The TV Parental Guidelines Monitoring Board dismissed a request from Sen. Roger Marshall, a Republican from Kansas, asking them to update their ratings system so parents could shield their kids from LGBTQ characters.
In a letter responding to Marshall and four other senators, Charles Rivkin, the chairman of the board, argued that parents were satisfied with the current accuracy of television ratings. He pointed to a 2020 national survey that found 95% of parents said they were satisfied with their accuracy and 80% said they had a favorable opinion of the ratings system.
He also said shows with sexual activity are rated more maturely and include an “S” descriptor if they have sexual situations.
“Measures like these coupled with our survey results and viewer comments that regularly reflect a favorable opinion of the TV Parental Guidelines affirm our belief that the current descriptors accurately reflect the content on TV and provide parents with a meaningful tool to assess television content,” Rivkin said.
The TV parental guidelines provide parents with information to help them decide if a show is appropriate for their children. The guidelines were prompted by a 1996 law that asked the entertainment industry to create a voluntary rating system for television.
Asked about the letter, Marshall called it “ambiguous.”
“It was a very ambiguous response,” Marshall said “’Thank you for the letter.’ And that was about it.”
Earlier this month, Marshall and four other Republican senators — Steve Daines of Montana, Mike Braun of Indiana, Mike Lee of Utah and Kevin Cramer of North Dakota — wrote the monitoring board, asking them to update their ratings based on parents concerns about sexual orientation and gender identity on television.
They specifically brought up concerns about gender dysphoria, which is a medical diagnosis for the conflict people feel when the outward appearance of their gender doesn’t match how they feel inside.
“In light of parents raising legitimate concerns on sexual orientation and gender identity content on children’s TV shows, we expect the Board to fulfill its responsibility in updating the TV Parental Guidelines to reflect these concerns,” the letter said.
The letter implies adults are harming children by exposing them to LGBTQ characters, a trope that’s been used against the LGBTQ community since the 1970s. It references a Disney executive who said she would like to see more LGBTQ characters in their programming.
Conservatives have launched a coordinated campaign against Disney for speaking out against a Florida law that forbids public schools from classroom instruction about sexual orientation or gender identity to students in kindergarten through third grade and allows parents to sue school districts if they believe instruction in higher grades is not “age appropriate.”
Opponents of the legislation argue it will have a chilling effect on teachers in schools, effectively preventing them from mentioning a same-sex partner or recognizing if a child has gay or transgender parents.
Disney’s pledge to attempt to overturn the Florida law resulted in a spate of legislation in Congress, including a bill by Missouri Sen.

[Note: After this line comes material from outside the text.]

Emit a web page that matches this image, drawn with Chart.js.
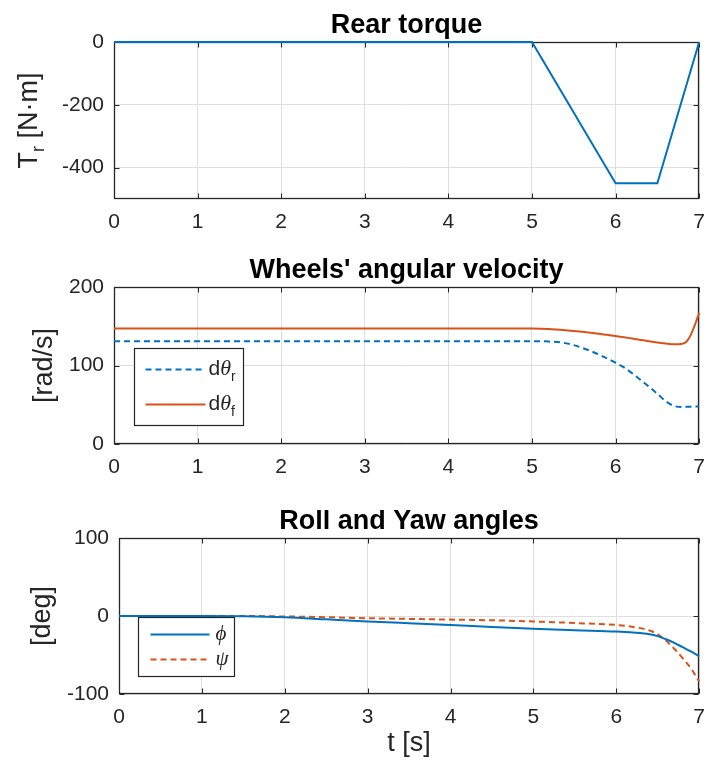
<!DOCTYPE html>
<html>
<head>
<meta charset="utf-8">
<script src="https://cdn.jsdelivr.net/npm/chart.js@4.4.1/dist/chart.umd.min.js"></script>
<style>
  html, body { margin: 0; padding: 0; background: #fff; }
  #fig { position: relative; width: 716px; height: 769px; overflow: hidden; background: #fff; }
  #fig canvas { position: absolute; left: 0; }
</style>
</head>
<body>
<div id="fig">
  <canvas id="torque" width="716" height="250" style="top:0px"></canvas>
  <canvas id="wheels" width="716" height="260" style="top:250px"></canvas>
  <canvas id="angles" width="716" height="259" style="top:510px"></canvas>
</div>
<script>
// ---- data ----
const timeTicks = [0, 1, 2, 3, 4, 5, 6, 7];

const torqueTime = [0, 5, 6, 6.5, 7];
const rearTorque = [0, 0, -450, -450, 0];
const torqueTicks = [-400, -200, 0];

const wheelTime = [0, 1, 2, 3, 4, 5, 5.2, 5.4, 5.6, 5.8, 6.0, 6.1, 6.2, 6.3, 6.4, 6.5, 6.6, 6.7, 6.8, 6.85, 6.9, 6.95, 7.0];
const rearWheelSpeed = [131, 131, 131, 131, 131, 131, 130.5, 128.5, 122.5, 114, 103.5, 97.5, 90, 81.5, 73, 64, 54.5, 48.5, 47, 47.3, 47.6, 47.8, 48];
const frontWheelSpeed = [147, 147, 147, 147, 147, 147, 146.5, 145, 143, 140.5, 137.5, 136, 134.3, 132.6, 130.9, 129.4, 128, 127, 127.7, 130.5, 139, 152, 167];
const wheelTicks = [0, 100, 200];

const angleTime = [0, 1, 1.5, 2, 2.5, 3, 3.5, 4, 4.5, 5, 5.5, 6, 6.2, 6.4, 6.5, 6.6, 6.7, 6.8, 6.9, 7.0];
const rollAngle = [0, 0, -0.4, -1.7, -4.3, -7, -9.3, -11.5, -14, -16.3, -18.3, -20, -21.2, -23.3, -25.8, -29.8, -34.5, -40, -45.5, -51.5];
const yawAngle = [0, 0, 0, -0.6, -1.5, -2.8, -3.7, -4.6, -5.5, -7, -9, -11.5, -14, -18.5, -23.5, -31.5, -42, -54, -67, -84];
const angleTicks = [-100, 0, 100];

// ---- styling ----
const BLUE = '#0072BD';
const ORANGE = '#D95319';
const INK = '#262626';
const GRID = '#dfdfdf';
const SANS = '"Liberation Sans", Arial, Helvetica, sans-serif';
const SERIF = '"Liberation Serif", "Times New Roman", serif';

function pts(xs, ys) { return xs.map((x, i) => ({ x: x, y: ys[i] })); }

// draws a run of text pieces (for subscripts / mixed fonts)
function drawRich(ctx, parts, x, y, align) {
  let w = 0;
  parts.forEach(p => { ctx.font = p.font; w += ctx.measureText(p.t).width; });
  let cx = align === 'left' ? x : x - w / 2;
  parts.forEach(p => {
    ctx.font = p.font;
    ctx.fillText(p.t, cx, y + (p.dy || 0));
    cx += ctx.measureText(p.t).width;
  });
}

// box, inward tick marks, titles, labels and legend in the MATLAB look
const axesDecor = {
  id: 'axesDecor',
  beforeDatasetsDraw(chart) {
    const { ctx, chartArea: a, scales: { x, y } } = chart;
    const L = Math.round(a.left) + 0.5, R = Math.round(a.right) - 0.5;
    const T = Math.round(a.top) + 0.5, B = Math.round(a.bottom) - 0.5;
    ctx.save();
    ctx.strokeStyle = INK;
    ctx.lineWidth = 1;
    ctx.beginPath();
    x.ticks.forEach(t => {
      const p = Math.round(x.getPixelForValue(t.value)) + 0.5;
      ctx.moveTo(p, T); ctx.lineTo(p, T + 5);
      ctx.moveTo(p, B); ctx.lineTo(p, B - 5);
    });
    y.ticks.forEach(t => {
      const p = Math.round(y.getPixelForValue(t.value)) + 0.5;
      ctx.moveTo(L, p); ctx.lineTo(L + 5, p);
      ctx.moveTo(R, p); ctx.lineTo(R - 5, p);
    });
    ctx.stroke();
    ctx.lineWidth = 1.3;
    ctx.strokeRect(L, T, R - L, B - T);
    ctx.restore();
  },
  afterDraw(chart, args, o) {
    const { ctx, chartArea: a } = chart;
    const cx = (a.left + a.right) / 2;
    ctx.save();
    // title
    ctx.fillStyle = '#000';
    ctx.textAlign = 'left';
    ctx.textBaseline = 'alphabetic';
    ctx.font = 'bold 27px ' + SANS;
    const tw = ctx.measureText(o.title).width;
    ctx.fillText(o.title, cx - tw / 2, a.top - 9);

    // y label (rotated)
    ctx.fillStyle = INK;
    ctx.textBaseline = 'middle';
    ctx.save();
    ctx.translate(o.yLabelX, (a.top + a.bottom) / 2);
    ctx.rotate(-Math.PI / 2);
    drawRich(ctx, o.yLabel, 0, 0, 'center');
    ctx.restore();

    // x label
    if (o.xLabel) {
      drawRich(ctx, o.xLabel, cx, o.xLabelY, 'center');
    }

    // legend
    if (o.legend) {
      const g = o.legend;
      const bx = Math.round(a.left + g.x) + 0.5, by = Math.round(a.top + g.y) + 0.5;
      ctx.fillStyle = '#fff';
      ctx.fillRect(bx, by, g.w, g.h);
      ctx.strokeStyle = INK;
      ctx.lineWidth = 1.2;
      ctx.strokeRect(bx, by, g.w, g.h);
      g.rows.forEach(r => {
        const ds = chart.data.datasets[r.dataset];
        const ry = by + r.dy;
        ctx.save();
        ctx.strokeStyle = ds.borderColor;
        ctx.lineWidth = ds.borderWidth;
        ctx.setLineDash(ds.borderDash || []);
        ctx.beginPath();
        ctx.moveTo(bx + g.lineFrom, ry);
        ctx.lineTo(bx + g.lineTo, ry);
        ctx.stroke();
        ctx.restore();
        ctx.fillStyle = INK;
        ctx.textBaseline = 'middle';
        drawRich(ctx, r.label, bx + g.textX, ry, 'left');
      });
    }
    ctx.restore();
  }
};

function makeChart(id, geom, datasets, yMin, yMax, yTicks, decor) {
  const canvas = document.getElementById(id);
  const W = canvas.width, H = canvas.height;
  const pad = { left: 0, right: W - geom.right, top: geom.top, bottom: 0 };
  const chart = new Chart(canvas, {
    type: 'line',
    data: { datasets: datasets },
    plugins: [axesDecor],
    options: {
      responsive: false,
      animation: false,
      events: [],
      layout: { autoPadding: false, padding: Object.assign({}, pad) },
      elements: { point: { radius: 0 } },
      scales: {
        x: {
          type: 'linear', min: 0, max: 7,
          afterBuildTicks: s => { s.ticks = timeTicks.map(v => ({ value: v })); },
          afterFit: s => { s.height = H - geom.bottom; },
          grid: { color: GRID, lineWidth: 1, drawTicks: false },
          border: { display: false },
          ticks: { color: INK, font: { family: SANS, size: 21 }, padding: 11, maxRotation: 0, autoSkip: false }
        },
        y: {
          type: 'linear', min: yMin, max: yMax,
          afterBuildTicks: s => { s.ticks = yTicks.map(v => ({ value: v })); },
          afterFit: s => { s.width = geom.left; },
          grid: { color: GRID, lineWidth: 1, drawTicks: false },
          border: { display: false },
          ticks: { color: INK, font: { family: SANS, size: 21 }, padding: 10 }
        }
      },
      plugins: {
        legend: { display: false },
        tooltip: { enabled: false },
        title: { display: false },
        axesDecor: decor
      }
    }
  });
  // keep the plot frame exactly where the figure layout wants it
  for (let i = 0; i < 4; i++) {
    const a = chart.chartArea;
    const dl = geom.left - a.left, dr = a.right - geom.right;
    const dt = geom.top - a.top, db = a.bottom - geom.bottom;
    if (Math.max(Math.abs(dl), Math.abs(dr), Math.abs(dt), Math.abs(db)) < 0.3) break;
    pad.left += dl; pad.right += dr; pad.top += dt; pad.bottom += db;
    chart.options.layout.padding = Object.assign({}, pad);
    chart.update();
  }
  return chart;
}

const F27 = '27px ' + SANS;
const F18 = '18px ' + SANS;

// Rear torque
makeChart('torque', { left: 114, right: 706, top: 42, bottom: 199 }, [
  { data: pts(torqueTime, rearTorque), borderColor: BLUE, borderWidth: 2, tension: 0, clip: 4 }
], -500, 0, torqueTicks, {
  title: 'Rear torque',
  yLabelX: 30,
  yLabel: [
    { t: 'T', font: F27 },
    { t: 'r', font: F18, dy: 9 },
    { t: ' [N\u00B7m]', font: F27 }
  ]
});

// Wheels' angular velocity
makeChart('wheels', { left: 114, right: 706, top: 37, bottom: 194 }, [
  { data: pts(wheelTime, rearWheelSpeed), borderColor: BLUE, borderWidth: 2, borderDash: [6, 4], cubicInterpolationMode: 'monotone', clip: 4 },
  { data: pts(wheelTime, frontWheelSpeed), borderColor: ORANGE, borderWidth: 2, cubicInterpolationMode: 'monotone', clip: 4 }
], 0, 200, wheelTicks, {
  title: "Wheels' angular velocity",
  yLabelX: 45,
  yLabel: [{ t: '[rad/s]', font: F27 }],
  legend: {
    x: 20, y: 61, w: 109, h: 77, lineFrom: 11, lineTo: 71, textX: 74,
    rows: [
      { dataset: 0, dy: 21, label: [
        { t: 'd', font: '21px ' + SANS },
        { t: '\u03B8', font: 'italic 22px ' + SERIF },
        { t: 'r', font: '14px ' + SANS, dy: 8 }
      ] },
      { dataset: 1, dy: 56, label: [
        { t: 'd', font: '21px ' + SANS },
        { t: '\u03B8', font: 'italic 22px ' + SERIF },
        { t: 'f', font: '14px ' + SANS, dy: 8 }
      ] }
    ]
  }
});

// Roll and Yaw angles
makeChart('angles', { left: 119, right: 711, top: 28, bottom: 184 }, [
  { data: pts(angleTime, rollAngle), borderColor: BLUE, borderWidth: 2, cubicInterpolationMode: 'monotone', clip: 4 },
  { data: pts(angleTime, yawAngle), borderColor: ORANGE, borderWidth: 2, borderDash: [6, 4], cubicInterpolationMode: 'monotone', clip: 4 }
], -100, 100, angleTicks, {
  title: 'Roll and Yaw angles',
  yLabelX: 43,
  yLabel: [{ t: '[deg]', font: F27 }],
  xLabel: [{ t: 't [s]', font: F27 }],
  xLabelY: 234,
  legend: {
    x: 19, y: 79, w: 96, h: 59, lineFrom: 12, lineTo: 71, textX: 77,
    rows: [
      { dataset: 0, dy: 17, label: [{ t: '\u03D5', font: 'italic 21px ' + SERIF }] },
      { dataset: 1, dy: 42, label: [{ t: '\u03C8', font: 'italic 21px ' + SERIF }] }
    ]
  }
});
</script>
</body>
</html>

Josh Hawley to strip the company’s copyright protections. Hawley’s bill has little chance of passing.
Marshall is a vocal opponent of transgender rights.
Last year, he introduced a bill that would make it a federal crime for doctors to provide gender confirmation treatment to anyone under 18. Under the bill, which has not gotten a vote in Congress, any doctors who broke the law would be subject to a maximum of five years in prison.
He celebrated a bill in the Kansas Legislature banning transgender children from playing public school sports leagues matching their gender identity. The bill was ultimately vetoed by Gov. Laura Kelly and the Legislature did not have enough votes to override her veto.